Of course, it’s also possible, if even more unlikely, that he just wants to continue to campaign on this idea because he perceives it as politically popular. Yes, there are polls that show that when people are asked should school start before or after Labor Day, they gravitate to the later. But then a curious thing happens. When people are given the responsibility of deciding school calendars (let’s call these people local “boards of education”), and they get all the facts — like how longer summers are harmful to learning; how snow days, government holidays, voting days and teacher training days have to fit the calendar; how parents like winter and spring breaks to be longer than two or three days; or how preparing for Advanced Placement testing (where students can earn college credit) is compromised by the later start — they will often choose a pre-Labor Day opening. Oh, that logic and reasoning, it’s a party-pooper.
Maryland school systems have already been moving to take advantage of the earlier opening in their proposed 2020-2021 calendars now that Mr. Hogan’s executive order no longer holds them back. The law didn’t require them to open early, they just saw the wisdom of it. The list includes Montgomery County, the state’s largest system. In an online survey, most of their parents support the choice.

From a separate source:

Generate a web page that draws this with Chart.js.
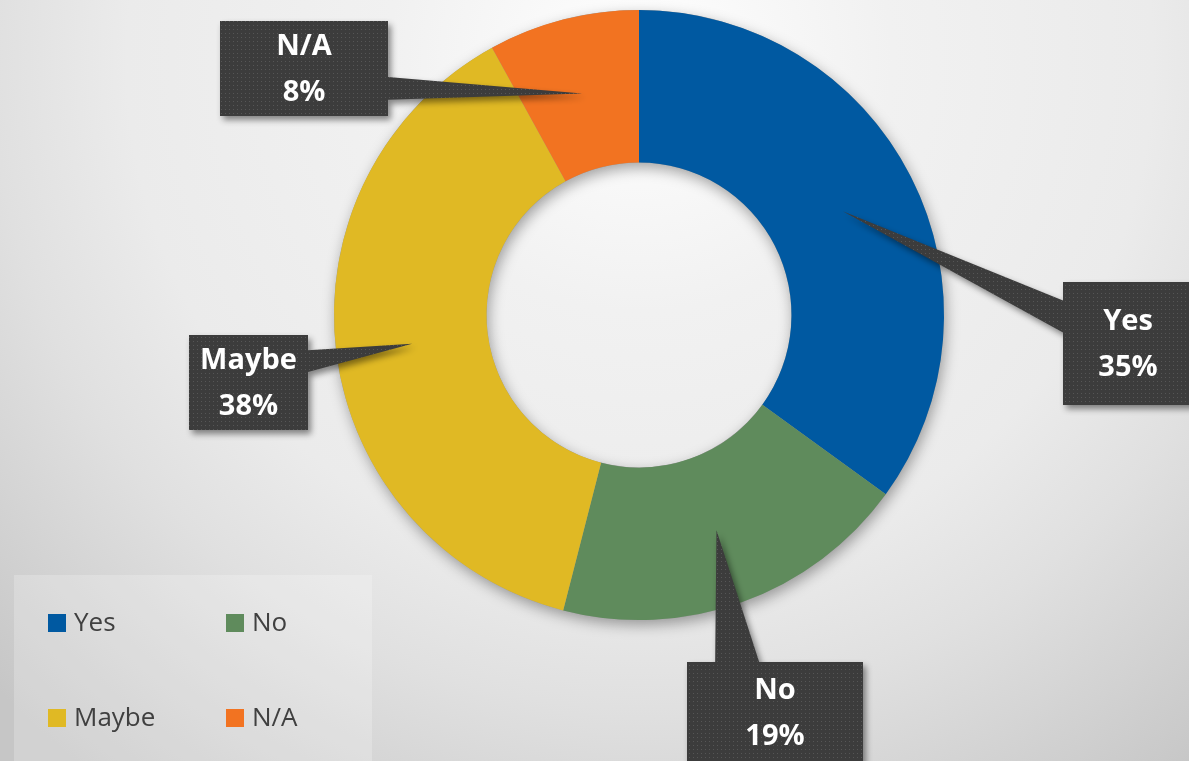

But, seriously, do people really believe Mr. Hogan is so cynical that he’d want to make some big push for the post-Labor Day statewide mandate knowing it was DOA in the State House simply to fire up lightly-informed supporters? We used to think he did it just to curry favor with Comptroller Peter Franchot, his swing vote on the Board of Public Works who is an even more enthusiastic supporter of the idea and usually frames it in terms of getting teens to work temporary jobs in Ocean City beyond mid-August. But that relationship seems to have cooled a bit, likely because of Mr. Franchot’s reluctance to get on board Governor Hogan’s $11 billion I-270/Capital Beltway toll lanes plan. Or maybe because the comptroller, technically a Democrat, has designs on winning the Democratic primary for governor in 2022 and figures the buddy-buddy stuff doesn’t play well with primary voters.
That leaves April Fools’ Day. One assumes in a couple of days the governor will drop the pretense, say something like “Surprise! Maryland April Fools’ two months early! Did you really think I meant it?” And then we can all get a good laugh and marvel at how anyone could possibly have believed that an issue that got spanked on the Senate and House floors less than one year ago was going to be magically resurrected because, well, just because.